THE PROBLEM >> Below are the records. Count the lines containing the string "produces", and reply with the number alone.
>> begin SUPPLIED MATERIAL
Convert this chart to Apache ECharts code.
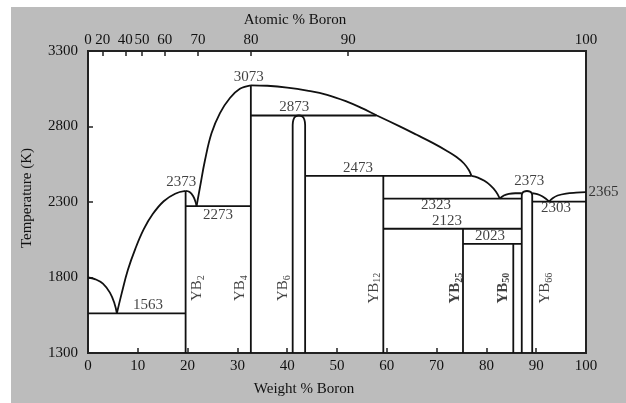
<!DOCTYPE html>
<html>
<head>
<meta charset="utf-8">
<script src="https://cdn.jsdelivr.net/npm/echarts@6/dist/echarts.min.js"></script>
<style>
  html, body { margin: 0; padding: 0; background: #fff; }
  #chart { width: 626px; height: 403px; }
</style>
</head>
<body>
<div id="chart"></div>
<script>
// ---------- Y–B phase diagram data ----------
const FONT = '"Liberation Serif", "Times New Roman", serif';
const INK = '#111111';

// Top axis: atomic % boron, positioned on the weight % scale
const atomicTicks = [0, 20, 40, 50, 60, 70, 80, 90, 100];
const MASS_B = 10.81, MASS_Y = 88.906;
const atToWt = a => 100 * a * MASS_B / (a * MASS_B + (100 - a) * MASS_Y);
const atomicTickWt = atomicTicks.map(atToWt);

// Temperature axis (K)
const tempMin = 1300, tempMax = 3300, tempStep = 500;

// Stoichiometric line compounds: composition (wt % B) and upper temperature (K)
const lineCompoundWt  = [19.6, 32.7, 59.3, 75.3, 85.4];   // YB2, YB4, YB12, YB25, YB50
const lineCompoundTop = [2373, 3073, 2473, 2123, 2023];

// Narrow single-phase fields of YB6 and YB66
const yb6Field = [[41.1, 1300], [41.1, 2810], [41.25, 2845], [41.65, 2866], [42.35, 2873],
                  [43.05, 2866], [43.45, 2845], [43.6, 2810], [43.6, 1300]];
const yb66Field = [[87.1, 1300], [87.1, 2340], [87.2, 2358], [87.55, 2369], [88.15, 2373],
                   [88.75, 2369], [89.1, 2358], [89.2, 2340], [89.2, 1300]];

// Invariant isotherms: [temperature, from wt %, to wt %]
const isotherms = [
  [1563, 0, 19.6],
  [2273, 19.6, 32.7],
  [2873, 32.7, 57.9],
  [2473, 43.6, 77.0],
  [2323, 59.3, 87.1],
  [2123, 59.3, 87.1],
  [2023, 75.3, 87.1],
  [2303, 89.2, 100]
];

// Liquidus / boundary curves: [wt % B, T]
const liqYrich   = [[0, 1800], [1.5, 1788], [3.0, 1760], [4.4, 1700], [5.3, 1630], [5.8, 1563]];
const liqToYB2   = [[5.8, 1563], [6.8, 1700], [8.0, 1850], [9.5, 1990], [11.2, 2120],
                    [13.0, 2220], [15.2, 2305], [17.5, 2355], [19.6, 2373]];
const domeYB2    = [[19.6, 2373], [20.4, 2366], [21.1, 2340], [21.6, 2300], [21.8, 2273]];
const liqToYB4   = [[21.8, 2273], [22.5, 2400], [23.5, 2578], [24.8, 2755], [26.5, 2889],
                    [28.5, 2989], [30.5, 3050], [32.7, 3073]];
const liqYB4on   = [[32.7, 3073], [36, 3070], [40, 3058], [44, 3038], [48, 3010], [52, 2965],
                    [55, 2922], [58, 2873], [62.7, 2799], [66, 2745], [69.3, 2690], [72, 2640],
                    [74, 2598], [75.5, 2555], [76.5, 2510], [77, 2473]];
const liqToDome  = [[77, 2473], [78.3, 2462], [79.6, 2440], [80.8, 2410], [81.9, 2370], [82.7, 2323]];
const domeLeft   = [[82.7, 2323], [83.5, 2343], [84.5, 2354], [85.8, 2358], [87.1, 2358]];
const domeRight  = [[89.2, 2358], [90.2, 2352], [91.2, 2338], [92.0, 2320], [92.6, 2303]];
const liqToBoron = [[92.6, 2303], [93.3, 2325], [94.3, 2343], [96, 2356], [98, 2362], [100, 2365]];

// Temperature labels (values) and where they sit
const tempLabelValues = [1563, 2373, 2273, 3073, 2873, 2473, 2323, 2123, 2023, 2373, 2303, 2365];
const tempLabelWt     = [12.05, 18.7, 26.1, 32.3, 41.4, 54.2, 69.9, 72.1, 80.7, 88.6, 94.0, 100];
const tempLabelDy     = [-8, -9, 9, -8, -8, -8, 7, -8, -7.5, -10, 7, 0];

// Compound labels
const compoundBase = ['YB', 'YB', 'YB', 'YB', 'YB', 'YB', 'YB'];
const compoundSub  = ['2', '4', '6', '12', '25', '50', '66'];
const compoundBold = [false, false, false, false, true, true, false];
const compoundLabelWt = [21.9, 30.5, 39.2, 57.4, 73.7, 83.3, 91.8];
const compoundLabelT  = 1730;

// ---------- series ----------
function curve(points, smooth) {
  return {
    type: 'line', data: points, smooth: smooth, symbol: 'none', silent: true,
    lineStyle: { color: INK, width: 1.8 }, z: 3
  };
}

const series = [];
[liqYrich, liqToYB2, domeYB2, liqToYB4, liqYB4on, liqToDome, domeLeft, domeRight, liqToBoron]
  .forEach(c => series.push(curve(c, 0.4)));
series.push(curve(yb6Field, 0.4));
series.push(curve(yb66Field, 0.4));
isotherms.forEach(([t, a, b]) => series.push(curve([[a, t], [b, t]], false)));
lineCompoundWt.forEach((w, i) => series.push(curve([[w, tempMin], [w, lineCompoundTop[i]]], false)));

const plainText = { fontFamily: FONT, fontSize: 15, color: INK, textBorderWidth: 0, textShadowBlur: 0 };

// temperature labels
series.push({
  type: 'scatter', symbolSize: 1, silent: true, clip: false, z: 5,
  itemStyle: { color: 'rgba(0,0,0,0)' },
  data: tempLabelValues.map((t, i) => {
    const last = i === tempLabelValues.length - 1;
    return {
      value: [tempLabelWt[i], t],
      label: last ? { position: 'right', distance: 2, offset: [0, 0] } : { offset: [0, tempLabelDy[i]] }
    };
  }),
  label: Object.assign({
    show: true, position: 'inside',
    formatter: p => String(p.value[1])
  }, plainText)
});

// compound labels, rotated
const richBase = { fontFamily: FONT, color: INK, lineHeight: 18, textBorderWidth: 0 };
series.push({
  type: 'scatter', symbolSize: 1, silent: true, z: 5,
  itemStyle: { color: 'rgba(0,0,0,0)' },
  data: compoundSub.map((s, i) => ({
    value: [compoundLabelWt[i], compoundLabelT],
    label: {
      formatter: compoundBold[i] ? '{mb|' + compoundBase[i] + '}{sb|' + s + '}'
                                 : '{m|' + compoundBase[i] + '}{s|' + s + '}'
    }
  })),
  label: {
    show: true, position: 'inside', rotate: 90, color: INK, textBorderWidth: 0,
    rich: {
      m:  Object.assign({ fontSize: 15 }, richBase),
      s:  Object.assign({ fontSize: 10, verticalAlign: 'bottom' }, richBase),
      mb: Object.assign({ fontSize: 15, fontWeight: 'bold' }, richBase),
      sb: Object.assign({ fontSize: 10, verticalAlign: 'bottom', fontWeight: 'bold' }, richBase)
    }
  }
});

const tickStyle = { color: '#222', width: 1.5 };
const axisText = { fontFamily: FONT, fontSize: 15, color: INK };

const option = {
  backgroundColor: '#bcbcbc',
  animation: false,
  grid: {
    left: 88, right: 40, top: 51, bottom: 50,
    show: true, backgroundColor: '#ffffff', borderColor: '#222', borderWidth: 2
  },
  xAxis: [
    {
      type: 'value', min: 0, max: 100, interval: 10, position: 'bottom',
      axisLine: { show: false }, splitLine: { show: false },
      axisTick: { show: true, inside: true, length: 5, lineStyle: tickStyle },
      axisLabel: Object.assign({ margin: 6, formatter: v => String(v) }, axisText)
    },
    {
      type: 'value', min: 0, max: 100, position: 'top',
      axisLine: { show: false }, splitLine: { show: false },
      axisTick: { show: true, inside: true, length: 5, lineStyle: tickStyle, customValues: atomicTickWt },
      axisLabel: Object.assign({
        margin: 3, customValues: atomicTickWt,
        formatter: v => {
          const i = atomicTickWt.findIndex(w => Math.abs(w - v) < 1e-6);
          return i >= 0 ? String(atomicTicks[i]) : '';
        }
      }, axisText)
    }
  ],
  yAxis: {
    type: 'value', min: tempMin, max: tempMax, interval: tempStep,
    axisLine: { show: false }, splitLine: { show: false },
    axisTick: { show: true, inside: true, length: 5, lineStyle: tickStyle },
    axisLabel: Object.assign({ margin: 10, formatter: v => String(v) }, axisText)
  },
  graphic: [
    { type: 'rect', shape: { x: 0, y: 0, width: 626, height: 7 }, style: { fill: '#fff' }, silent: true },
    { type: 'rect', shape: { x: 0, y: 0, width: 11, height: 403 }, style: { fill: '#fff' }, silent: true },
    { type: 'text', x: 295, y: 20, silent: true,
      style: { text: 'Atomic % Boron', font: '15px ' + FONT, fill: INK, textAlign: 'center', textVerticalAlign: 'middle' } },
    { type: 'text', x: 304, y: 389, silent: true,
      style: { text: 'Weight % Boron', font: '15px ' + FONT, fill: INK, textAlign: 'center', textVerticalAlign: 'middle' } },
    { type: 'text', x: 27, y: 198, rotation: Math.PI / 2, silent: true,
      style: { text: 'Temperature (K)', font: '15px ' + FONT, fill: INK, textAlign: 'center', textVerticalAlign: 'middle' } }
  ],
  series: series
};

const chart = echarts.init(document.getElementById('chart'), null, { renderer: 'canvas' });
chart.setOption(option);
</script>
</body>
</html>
>> end SUPPLIED MATERIAL
>> begin SUPPLIED MATERIAL
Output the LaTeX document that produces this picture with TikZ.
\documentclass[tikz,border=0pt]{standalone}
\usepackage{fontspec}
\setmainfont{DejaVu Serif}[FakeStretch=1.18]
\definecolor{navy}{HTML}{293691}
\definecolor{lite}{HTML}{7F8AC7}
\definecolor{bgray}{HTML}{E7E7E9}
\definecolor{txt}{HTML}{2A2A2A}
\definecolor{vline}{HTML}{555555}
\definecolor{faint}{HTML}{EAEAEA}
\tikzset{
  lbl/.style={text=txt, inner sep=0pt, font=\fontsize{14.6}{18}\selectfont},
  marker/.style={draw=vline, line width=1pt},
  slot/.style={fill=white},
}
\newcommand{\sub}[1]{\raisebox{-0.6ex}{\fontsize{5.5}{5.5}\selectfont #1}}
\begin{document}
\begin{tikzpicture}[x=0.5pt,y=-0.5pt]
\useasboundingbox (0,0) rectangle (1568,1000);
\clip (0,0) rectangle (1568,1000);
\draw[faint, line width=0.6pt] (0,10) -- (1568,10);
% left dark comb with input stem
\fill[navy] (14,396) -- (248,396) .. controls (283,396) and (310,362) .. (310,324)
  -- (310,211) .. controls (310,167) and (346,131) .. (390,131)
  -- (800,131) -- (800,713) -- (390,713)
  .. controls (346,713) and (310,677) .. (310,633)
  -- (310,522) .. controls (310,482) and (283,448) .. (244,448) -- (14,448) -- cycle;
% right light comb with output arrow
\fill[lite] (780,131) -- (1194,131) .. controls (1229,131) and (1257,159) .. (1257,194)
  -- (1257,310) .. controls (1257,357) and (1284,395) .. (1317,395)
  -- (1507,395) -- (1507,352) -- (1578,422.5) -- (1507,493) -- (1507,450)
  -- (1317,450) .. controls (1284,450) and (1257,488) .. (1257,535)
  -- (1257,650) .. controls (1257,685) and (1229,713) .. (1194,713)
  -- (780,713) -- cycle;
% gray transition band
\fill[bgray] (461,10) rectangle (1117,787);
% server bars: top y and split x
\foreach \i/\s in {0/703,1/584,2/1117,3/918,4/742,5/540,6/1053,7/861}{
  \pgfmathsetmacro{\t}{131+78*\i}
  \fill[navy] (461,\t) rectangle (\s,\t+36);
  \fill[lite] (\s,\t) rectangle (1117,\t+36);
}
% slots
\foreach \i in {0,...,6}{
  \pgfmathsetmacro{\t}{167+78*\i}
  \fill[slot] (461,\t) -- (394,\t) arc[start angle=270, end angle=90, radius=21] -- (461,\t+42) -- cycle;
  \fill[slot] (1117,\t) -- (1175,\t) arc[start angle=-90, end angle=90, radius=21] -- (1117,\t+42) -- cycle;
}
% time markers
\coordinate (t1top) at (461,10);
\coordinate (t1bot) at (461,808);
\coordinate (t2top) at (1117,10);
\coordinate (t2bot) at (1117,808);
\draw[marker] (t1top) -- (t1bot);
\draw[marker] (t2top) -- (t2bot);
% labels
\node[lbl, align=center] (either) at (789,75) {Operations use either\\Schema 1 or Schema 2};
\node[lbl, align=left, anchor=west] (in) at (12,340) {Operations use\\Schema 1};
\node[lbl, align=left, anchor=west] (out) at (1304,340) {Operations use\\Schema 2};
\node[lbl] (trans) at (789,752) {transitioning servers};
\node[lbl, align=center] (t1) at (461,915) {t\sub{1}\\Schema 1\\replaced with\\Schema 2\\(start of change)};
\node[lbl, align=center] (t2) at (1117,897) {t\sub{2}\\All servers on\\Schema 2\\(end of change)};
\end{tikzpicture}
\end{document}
>> end SUPPLIED MATERIAL
>> begin SUPPLIED MATERIAL
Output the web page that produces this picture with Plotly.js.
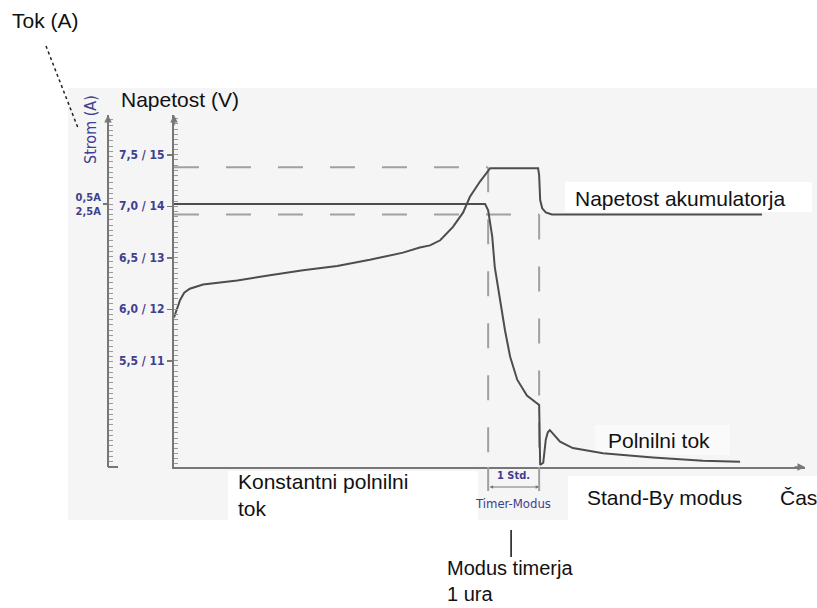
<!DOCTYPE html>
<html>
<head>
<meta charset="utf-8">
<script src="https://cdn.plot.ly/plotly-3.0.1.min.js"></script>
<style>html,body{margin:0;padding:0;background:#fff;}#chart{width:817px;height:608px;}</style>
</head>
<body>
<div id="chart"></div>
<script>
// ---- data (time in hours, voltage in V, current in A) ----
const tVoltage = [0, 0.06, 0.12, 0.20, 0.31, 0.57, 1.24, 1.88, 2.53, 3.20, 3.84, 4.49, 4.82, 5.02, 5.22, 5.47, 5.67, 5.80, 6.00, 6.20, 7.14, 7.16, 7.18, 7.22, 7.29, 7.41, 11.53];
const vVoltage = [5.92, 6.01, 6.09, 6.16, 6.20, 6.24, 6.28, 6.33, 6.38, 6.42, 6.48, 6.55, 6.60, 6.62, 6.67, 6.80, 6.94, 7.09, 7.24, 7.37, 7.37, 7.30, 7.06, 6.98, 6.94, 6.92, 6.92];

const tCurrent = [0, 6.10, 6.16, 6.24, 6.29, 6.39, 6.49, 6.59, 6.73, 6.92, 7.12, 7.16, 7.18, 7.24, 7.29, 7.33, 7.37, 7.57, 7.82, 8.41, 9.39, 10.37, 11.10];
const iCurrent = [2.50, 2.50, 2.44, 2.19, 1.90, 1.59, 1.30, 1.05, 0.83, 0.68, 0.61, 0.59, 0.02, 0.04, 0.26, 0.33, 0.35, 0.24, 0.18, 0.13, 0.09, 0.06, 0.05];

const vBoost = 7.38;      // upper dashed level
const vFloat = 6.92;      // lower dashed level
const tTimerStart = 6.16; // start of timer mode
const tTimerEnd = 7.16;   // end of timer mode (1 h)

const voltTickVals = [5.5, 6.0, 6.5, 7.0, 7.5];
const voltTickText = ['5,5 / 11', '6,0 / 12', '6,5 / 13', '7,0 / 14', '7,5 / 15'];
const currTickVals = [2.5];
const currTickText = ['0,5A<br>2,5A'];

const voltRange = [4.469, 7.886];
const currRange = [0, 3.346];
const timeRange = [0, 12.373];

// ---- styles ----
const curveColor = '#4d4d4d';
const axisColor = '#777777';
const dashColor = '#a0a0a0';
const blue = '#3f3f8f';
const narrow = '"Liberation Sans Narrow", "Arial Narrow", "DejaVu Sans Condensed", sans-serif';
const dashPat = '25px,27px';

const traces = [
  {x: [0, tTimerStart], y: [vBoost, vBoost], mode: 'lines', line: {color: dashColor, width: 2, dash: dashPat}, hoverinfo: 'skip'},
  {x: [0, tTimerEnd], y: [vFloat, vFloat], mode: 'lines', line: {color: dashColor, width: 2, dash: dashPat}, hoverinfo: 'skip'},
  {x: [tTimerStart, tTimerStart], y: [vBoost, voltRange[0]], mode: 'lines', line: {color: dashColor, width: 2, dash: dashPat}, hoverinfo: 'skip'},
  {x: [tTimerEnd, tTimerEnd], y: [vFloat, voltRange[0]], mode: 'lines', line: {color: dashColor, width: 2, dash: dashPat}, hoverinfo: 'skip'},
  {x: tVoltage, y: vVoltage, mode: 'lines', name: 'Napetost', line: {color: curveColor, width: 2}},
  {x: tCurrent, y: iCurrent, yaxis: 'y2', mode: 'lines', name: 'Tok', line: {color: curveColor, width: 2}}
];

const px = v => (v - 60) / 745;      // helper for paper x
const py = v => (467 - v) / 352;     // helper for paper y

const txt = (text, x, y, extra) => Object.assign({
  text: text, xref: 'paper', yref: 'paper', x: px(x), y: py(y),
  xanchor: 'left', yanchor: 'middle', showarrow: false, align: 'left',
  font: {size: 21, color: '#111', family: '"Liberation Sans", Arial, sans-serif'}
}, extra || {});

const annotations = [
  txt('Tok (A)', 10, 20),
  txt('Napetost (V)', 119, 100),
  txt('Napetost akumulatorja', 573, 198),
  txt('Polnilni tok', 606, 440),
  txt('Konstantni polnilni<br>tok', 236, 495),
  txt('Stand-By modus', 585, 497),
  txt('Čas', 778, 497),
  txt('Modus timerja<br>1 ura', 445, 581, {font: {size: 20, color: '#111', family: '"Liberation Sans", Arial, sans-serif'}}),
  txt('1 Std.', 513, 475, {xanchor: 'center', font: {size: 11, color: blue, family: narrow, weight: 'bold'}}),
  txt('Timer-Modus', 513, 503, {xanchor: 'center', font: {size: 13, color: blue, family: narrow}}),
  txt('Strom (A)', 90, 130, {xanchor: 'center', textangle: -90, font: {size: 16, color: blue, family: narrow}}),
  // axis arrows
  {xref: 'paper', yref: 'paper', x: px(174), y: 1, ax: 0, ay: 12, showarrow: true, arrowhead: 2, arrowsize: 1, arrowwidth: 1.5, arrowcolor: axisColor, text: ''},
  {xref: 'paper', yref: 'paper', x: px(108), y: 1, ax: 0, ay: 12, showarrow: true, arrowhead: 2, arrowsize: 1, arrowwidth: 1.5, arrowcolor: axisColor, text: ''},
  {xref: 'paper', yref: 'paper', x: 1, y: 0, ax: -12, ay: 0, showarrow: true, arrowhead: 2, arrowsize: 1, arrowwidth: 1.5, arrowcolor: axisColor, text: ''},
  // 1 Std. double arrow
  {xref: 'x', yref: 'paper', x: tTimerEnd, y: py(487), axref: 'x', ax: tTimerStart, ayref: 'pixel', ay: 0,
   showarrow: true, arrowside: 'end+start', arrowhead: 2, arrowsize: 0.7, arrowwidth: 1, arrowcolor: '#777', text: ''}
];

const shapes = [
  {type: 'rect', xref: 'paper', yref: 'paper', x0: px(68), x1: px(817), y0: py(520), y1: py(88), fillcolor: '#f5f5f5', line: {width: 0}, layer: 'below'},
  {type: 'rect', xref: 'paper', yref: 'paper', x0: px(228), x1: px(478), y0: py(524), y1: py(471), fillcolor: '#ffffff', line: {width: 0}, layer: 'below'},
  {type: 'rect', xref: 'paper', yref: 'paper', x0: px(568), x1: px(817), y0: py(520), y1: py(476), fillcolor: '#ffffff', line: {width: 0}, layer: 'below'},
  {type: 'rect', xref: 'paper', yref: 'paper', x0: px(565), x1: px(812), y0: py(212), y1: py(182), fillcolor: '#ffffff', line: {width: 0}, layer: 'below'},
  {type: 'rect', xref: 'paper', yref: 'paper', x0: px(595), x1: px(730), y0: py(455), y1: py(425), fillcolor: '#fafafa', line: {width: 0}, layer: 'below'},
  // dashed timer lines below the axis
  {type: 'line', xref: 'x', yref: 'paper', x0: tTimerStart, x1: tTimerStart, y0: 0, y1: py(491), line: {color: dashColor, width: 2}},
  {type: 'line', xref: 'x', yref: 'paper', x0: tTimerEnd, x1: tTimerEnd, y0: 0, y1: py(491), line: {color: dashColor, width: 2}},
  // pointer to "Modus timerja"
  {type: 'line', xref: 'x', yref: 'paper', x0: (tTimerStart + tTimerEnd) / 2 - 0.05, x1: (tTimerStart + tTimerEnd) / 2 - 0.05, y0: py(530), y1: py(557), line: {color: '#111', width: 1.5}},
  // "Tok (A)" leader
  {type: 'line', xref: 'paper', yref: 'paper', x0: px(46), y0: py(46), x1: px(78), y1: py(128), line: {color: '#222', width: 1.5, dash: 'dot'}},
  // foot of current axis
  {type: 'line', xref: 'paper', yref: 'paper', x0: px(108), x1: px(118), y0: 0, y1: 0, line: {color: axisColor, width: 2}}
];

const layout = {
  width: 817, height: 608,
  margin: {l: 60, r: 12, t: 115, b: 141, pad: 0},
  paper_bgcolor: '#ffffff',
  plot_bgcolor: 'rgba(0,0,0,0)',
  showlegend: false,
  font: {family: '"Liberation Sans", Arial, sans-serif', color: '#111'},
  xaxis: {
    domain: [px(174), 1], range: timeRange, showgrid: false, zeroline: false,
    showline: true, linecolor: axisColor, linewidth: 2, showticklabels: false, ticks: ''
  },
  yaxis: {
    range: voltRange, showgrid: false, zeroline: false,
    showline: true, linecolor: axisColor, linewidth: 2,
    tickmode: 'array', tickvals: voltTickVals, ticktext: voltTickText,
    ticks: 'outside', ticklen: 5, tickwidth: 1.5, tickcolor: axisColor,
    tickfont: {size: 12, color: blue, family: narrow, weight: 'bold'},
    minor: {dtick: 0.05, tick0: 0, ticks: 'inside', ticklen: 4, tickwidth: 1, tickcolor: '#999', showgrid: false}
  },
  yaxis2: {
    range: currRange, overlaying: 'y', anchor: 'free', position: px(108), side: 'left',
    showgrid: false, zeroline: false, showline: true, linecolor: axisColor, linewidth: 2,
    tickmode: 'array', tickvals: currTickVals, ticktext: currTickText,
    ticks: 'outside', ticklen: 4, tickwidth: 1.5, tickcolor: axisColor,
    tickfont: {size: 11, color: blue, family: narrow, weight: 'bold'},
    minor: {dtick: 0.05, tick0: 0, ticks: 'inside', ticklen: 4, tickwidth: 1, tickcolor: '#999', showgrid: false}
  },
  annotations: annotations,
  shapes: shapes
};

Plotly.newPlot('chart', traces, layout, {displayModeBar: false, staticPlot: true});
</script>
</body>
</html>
>> end SUPPLIED MATERIAL
CORRECT ANSWER >> 2